#### [Task prompt]
Return all of the data exactly, with nothing left out but the pictures.

#### [Data extract]
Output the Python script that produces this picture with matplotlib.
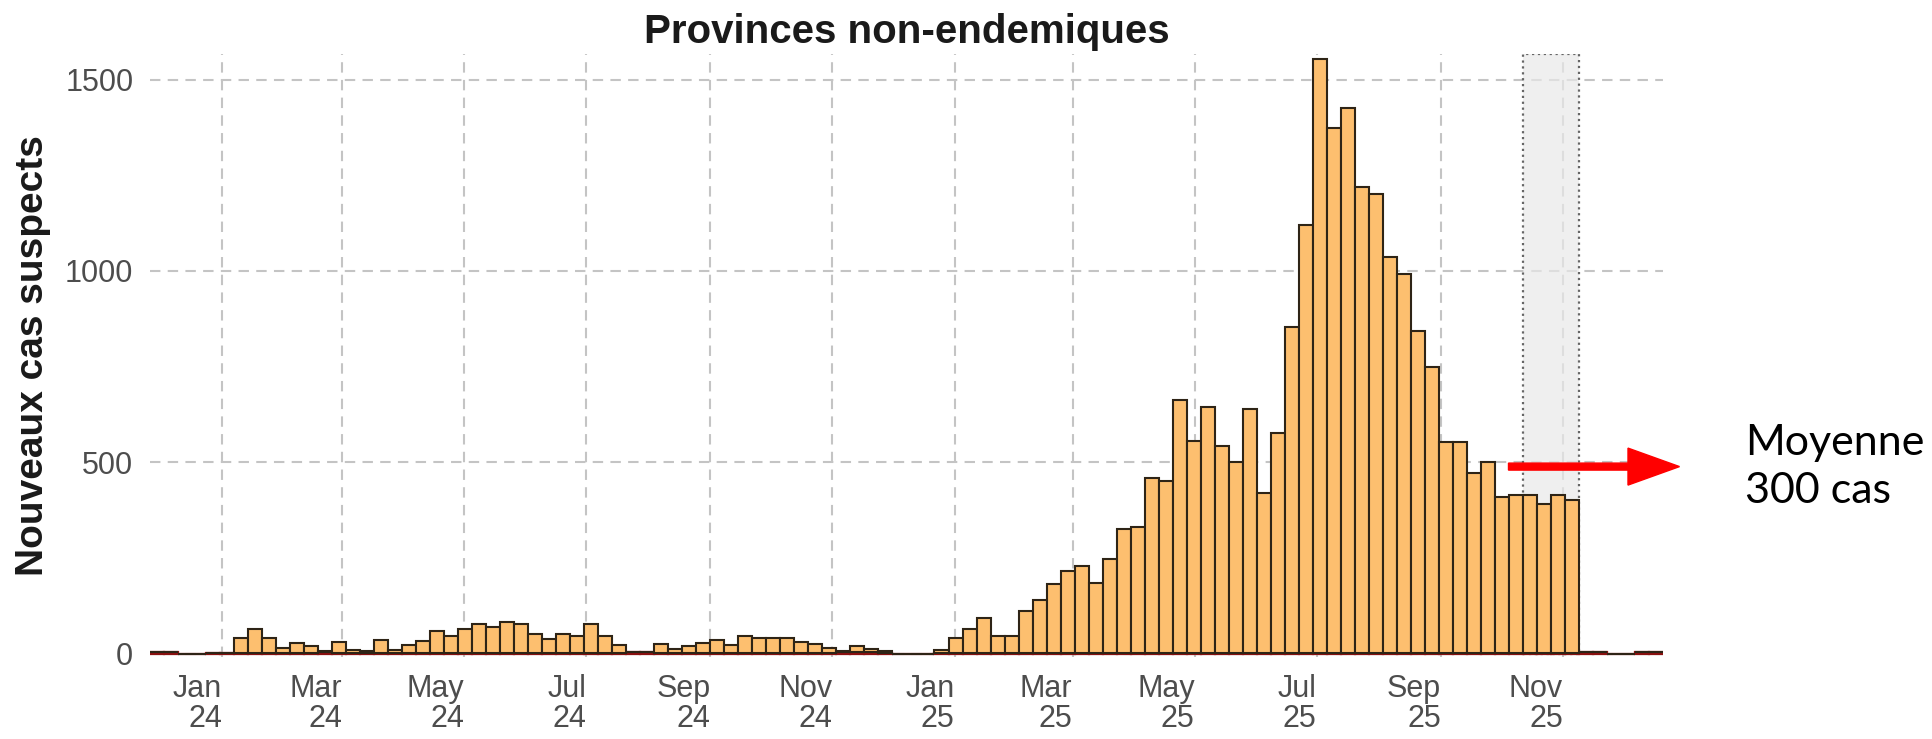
import datetime as dt
import matplotlib
matplotlib.use("Agg")
import matplotlib.pyplot as plt
import matplotlib.dates as mdates
from matplotlib.patches import Rectangle, FancyArrow

# weekly data, weeks starting on Sunday, from 26 Nov 2023 to 14 Dec 2025
first_week = dt.date(2023, 11, 26)
cas = [0, 0, 0, 0, 0, 0,
       39, 63, 39, 13, 26, 19, 3, 28, 8, 5,
       33, 7, 19, 30, 57, 44, 63, 74, 68, 80,
       74, 48, 37, 50, 44, 74, 44, 19, 0, 0,
       22, 10, 17, 26, 33, 19, 44, 39, 39, 39,
       28, 22, 13, 4, 16, 9, 4, 0, 0, 0, 9,
       39, 63, 91, 44, 44, 109, 138, 179, 213, 226,
       183, 244, 324, 328, 457,
       449, 660, 553, 643, 540, 498, 638, 417, 573,
       852, 1119, 1552, 1372, 1424, 1217, 1200, 1035, 991, 841, 748,
       551, 551, 469, 498, 408, 411, 411, 390, 411, 399,
       0, 0, 0, 0, 0, 0]
deces = [3, 3, 0, 0, 2, 2,
         2, 2, 2, 1, 2, 1, 3, 2, 1, 1,
         2, 1, 2, 2, 2, 2, 2, 2, 2, 2,
         2, 2, 2, 2, 2, 2, 2, 2, 3, 3,
         2, 2, 2, 2, 2, 2, 2, 2, 2, 2,
         2, 2, 2, 3, 4, 3, 2, 0, 0, 0, 1,
         2, 2, 2, 2, 2, 2, 2, 2, 2, 2,
         2, 2, 2, 2, 2,
         2, 2, 2, 2, 2, 2, 2, 2, 2,
         2, 2, 2, 2, 2, 2, 2, 2, 2, 2, 2,
         2, 2, 2, 2, 2, 2, 2, 2, 2, 2,
         3, 3, 0, 0, 3, 3]

weeks = [first_week + dt.timedelta(days=7 * i) for i in range(len(cas))]
highlight_start = dt.date(2025, 10, 12)
highlight_end = dt.date(2025, 11, 9)

tick_dates = [dt.date(y, m, 1) for y in (2024, 2025) for m in (1, 3, 5, 7, 9, 11)]
tick_labels = [d.strftime("%b") + "\n" + d.strftime("%y") for d in tick_dates]

fig = plt.figure(figsize=(19.33, 7.39), dpi=100)
ax = fig.add_axes([0.0776, 0.1105, 0.7827, 0.8168])

x = mdates.date2num(weeks)
ymax = max(cas) * 1.01

# shaded period with dotted frame
hx0 = mdates.date2num(highlight_start)
hx1 = mdates.date2num(highlight_end)
ax.add_patch(Rectangle((hx0, 0), hx1 - hx0, ymax, facecolor="#e9e9e9",
                       alpha=0.7, edgecolor="none", zorder=1))
ax.add_patch(Rectangle((hx0, 0), hx1 - hx0, ymax, fill=False,
                       edgecolor="#666666", linestyle=":", linewidth=1.6, zorder=1.5))

ax.bar(x, deces, width=7, align="edge", color="#a31515",
       edgecolor="#8b1010", linewidth=1.6, zorder=2)
ax.bar(x, cas, width=7, bottom=deces, align="edge", color="#fdbf6f",
       edgecolor="#2e2416", linewidth=1.5, zorder=2)

ax.set_xlim(x[0], x[-1] + 7)
ax.set_ylim(-10, ymax)
ax.set_yticks([0, 500, 1000, 1500])
ax.set_xticks(mdates.date2num(tick_dates))
ax.set_xticklabels(tick_labels, ha="right", linespacing=1.0)

ax.grid(True, color="#c4c4c4", linestyle=(0, (5, 3.5)), linewidth=1.5)
ax.set_axisbelow(True)
for s in ax.spines.values():
    s.set_visible(False)
ax.tick_params(axis="both", length=0, labelsize=22, labelcolor="#4d4d4d")
ax.tick_params(axis="y", pad=12)
ax.tick_params(axis="x", pad=12)
for lab in ax.get_xticklabels() + ax.get_yticklabels():
    lab.set_fontfamily("Liberation Sans")

ax.set_title("Provinces non-endemiques", fontsize=29, fontweight="bold",
             family="Liberation Sans", color="#1a1a1a", pad=8)
fig.text(33 / 1933, 1 - 356 / 739, "Nouveaux cas suspects", rotation=90,
         ha="center", va="center", fontsize=28, fontweight="bold",
         family="Liberation Sans", color="#1a1a1a")

# red arrow and note
arrow = FancyArrow(15.085, 2.724, 1.71, 0, width=0.07, head_width=0.37,
                   head_length=0.515, length_includes_head=True,
                   color="#ff0000", transform=fig.dpi_scale_trans)
fig.add_artist(arrow)
fig.text(1745 / 1933, 1 - 467 / 739, "Moyenne\n300 cas", ha="left", va="center",
         fontsize=31, family="Lato", color="black", linespacing=1.3)

fig.savefig("out.png", dpi=100)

#### [Exercise output]
Output the Python script that produces this picture with matplotlib.
import datetime as dt
import matplotlib
matplotlib.use("Agg")
import matplotlib.pyplot as plt
import matplotlib.dates as mdates
from matplotlib.patches import Rectangle, FancyArrow

# weekly data, weeks starting on Sunday, from 26 Nov 2023 to 14 Dec 2025
first_week = dt.date(2023, 11, 26)
cas = [0, 0, 0, 0, 0, 0,
       39, 63, 39, 13, 26, 19, 3, 28, 8, 5,
       33, 7, 19, 30, 57, 44, 63, 74, 68, 80,
       74, 48, 37, 50, 44, 74, 44, 19, 0, 0,
       22, 10, 17, 26, 33, 19, 44, 39, 39, 39,
       28, 22, 13, 4, 16, 9, 4, 0, 0, 0, 9,
       39, 63, 91, 44, 44, 109, 138, 179, 213, 226,
       183, 244, 324, 328, 457,
       449, 660, 553, 643, 540, 498, 638, 417, 573,
       852, 1119, 1552, 1372, 1424, 1217, 1200, 1035, 991, 841, 748,
       551, 551, 469, 498, 408, 411, 411, 390, 411, 399,
       0, 0, 0, 0, 0, 0]
deces = [3, 3, 0, 0, 2, 2,
         2, 2, 2, 1, 2, 1, 3, 2, 1, 1,
         2, 1, 2, 2, 2, 2, 2, 2, 2, 2,
         2, 2, 2, 2, 2, 2, 2, 2, 3, 3,
         2, 2, 2, 2, 2, 2, 2, 2, 2, 2,
         2, 2, 2, 3, 4, 3, 2, 0, 0, 0, 1,
         2, 2, 2, 2, 2, 2, 2, 2, 2, 2,
         2, 2, 2, 2, 2,
         2, 2, 2, 2, 2, 2, 2, 2, 2,
         2, 2, 2, 2, 2, 2, 2, 2, 2, 2, 2,
         2, 2, 2, 2, 2, 2, 2, 2, 2, 2,
         3, 3, 0, 0, 3, 3]

weeks = [first_week + dt.timedelta(days=7 * i) for i in range(len(cas))]
highlight_start = dt.date(2025, 10, 12)
highlight_end = dt.date(2025, 11, 9)

tick_dates = [dt.date(y, m, 1) for y in (2024, 2025) for m in (1, 3, 5, 7, 9, 11)]
tick_labels = [d.strftime("%b") + "\n" + d.strftime("%y") for d in tick_dates]

fig = plt.figure(figsize=(19.33, 7.39), dpi=100)
ax = fig.add_axes([0.0776, 0.1105, 0.7827, 0.8168])

x = mdates.date2num(weeks)
ymax = max(cas) * 1.01

# shaded period with dotted frame
hx0 = mdates.date2num(highlight_start)
hx1 = mdates.date2num(highlight_end)
ax.add_patch(Rectangle((hx0, 0), hx1 - hx0, ymax, facecolor="#e9e9e9",
                       alpha=0.7, edgecolor="none", zorder=1))
ax.add_patch(Rectangle((hx0, 0), hx1 - hx0, ymax, fill=False,
                       edgecolor="#666666", linestyle=":", linewidth=1.6, zorder=1.5))

ax.bar(x, deces, width=7, align="edge", color="#a31515",
       edgecolor="#8b1010", linewidth=1.6, zorder=2)
ax.bar(x, cas, width=7, bottom=deces, align="edge", color="#fdbf6f",
       edgecolor="#2e2416", linewidth=1.5, zorder=2)

ax.set_xlim(x[0], x[-1] + 7)
ax.set_ylim(-10, ymax)
ax.set_yticks([0, 500, 1000, 1500])
ax.set_xticks(mdates.date2num(tick_dates))
ax.set_xticklabels(tick_labels, ha="right", linespacing=1.0)

ax.grid(True, color="#c4c4c4", linestyle=(0, (5, 3.5)), linewidth=1.5)
ax.set_axisbelow(True)
for s in ax.spines.values():
    s.set_visible(False)
ax.tick_params(axis="both", length=0, labelsize=22, labelcolor="#4d4d4d")
ax.tick_params(axis="y", pad=12)
ax.tick_params(axis="x", pad=12)
for lab in ax.get_xticklabels() + ax.get_yticklabels():
    lab.set_fontfamily("Liberation Sans")

ax.set_title("Provinces non-endemiques", fontsize=29, fontweight="bold",
             family="Liberation Sans", color="#1a1a1a", pad=8)
fig.text(33 / 1933, 1 - 356 / 739, "Nouveaux cas suspects", rotation=90,
         ha="center", va="center", fontsize=28, fontweight="bold",
         family="Liberation Sans", color="#1a1a1a")

# red arrow and note
arrow = FancyArrow(15.085, 2.724, 1.71, 0, width=0.07, head_width=0.37,
                   head_length=0.515, length_includes_head=True,
                   color="#ff0000", transform=fig.dpi_scale_trans)
fig.add_artist(arrow)
fig.text(1745 / 1933, 1 - 467 / 739, "Moyenne\n300 cas", ha="left", va="center",
         fontsize=31, family="Lato", color="black", linespacing=1.3)

fig.savefig("out.png", dpi=100)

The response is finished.